I could hear my parents talking and laughing together in the kitchen. He was home from the night shift, and although I dreaded when he was on night turn, its saving grace was that I got to see him first thing upon awakening. I remember the excitement bubbling in me as I ran down the stairs and into the kitchen.
"Daddy, Daddy!" I said.
I climbed up onto my father's lap and, watching the white smoke curl from the cigarette in his hand, sighed and was happy. Security and contentment were bound together in a lovely smoke ring with my father's name on it.
My mother set eggs in front of him and poured steaming coffee into his cup. My father took one last puff from his cigarette before crushing it in the ashtray. I watched a
wisp of smoke rise and then die away.
"Now, honey," my mother said, "get down and let Daddy eat his breakfast in peace. He's tired and hungry. He's been working all night."
"I don't really want to eat it in pieces," he said, and I giggled.
Sometimes his jokes were corny even to my young ears, but I always laughed. I wanted him to know how much fun he was. Even in later years, I laughed indiscriminately at his humor, and he knew and I knew that it was because we shared, he and I, a mutual admiration society.

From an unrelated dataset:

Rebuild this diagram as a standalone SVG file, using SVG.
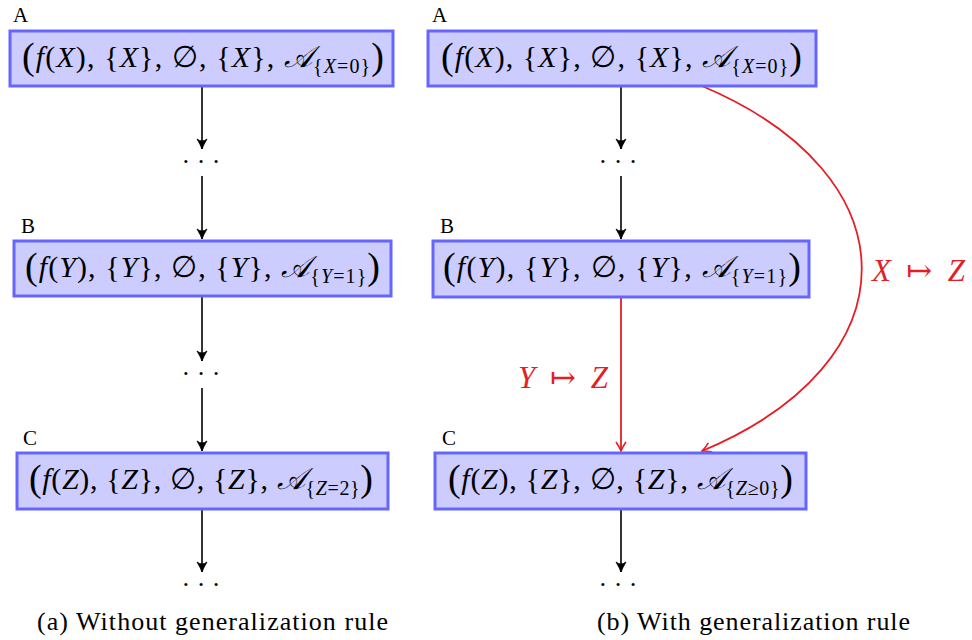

My father gently slid me off his knee, and I stood and made a pronouncement. "When I grow up I'm going to smoke cigarettes, too."
"No, you're not!" my mother said. "Ladies don't smoke."
I couldn't believe the unfairness of that. Why was it okay for gentlemen to smoke, but not ladies? Although I didn't even have an inkling of what the word meant, what I was feeling was the first stirrings of feminism. Yet, true to the dictates of the time, I gave no voice to my resentment.
Actually, what my mother meant was that proper ladies didn't smoke, and indeed, in the Thirties, they did not, at least not in public view. By the time I was twenty-one, though, not only improper ladies smoked, but perfectly proper ones too, as well as rich men, poor men, beggar men and thieves, doctors, lawyers -- and Indian chiefs. I did, too, and enjoyed it for thirty years. Long after my father's death, with grandmotherhood approaching for my first time, and finally educated to the danger of second-hand smoke, I gave up cigarettes forever. It was one of the most difficult things I ever did.
The worst of it was that in giving up cigarettes, hard as that was, I also gave up thirty-some chances per day to recapture a whiff of childhood happiness with my father, and even now, when a stray curl of cigarette smoke wafts my way, for a brief moment I am filled with nostalgia and long for my dad.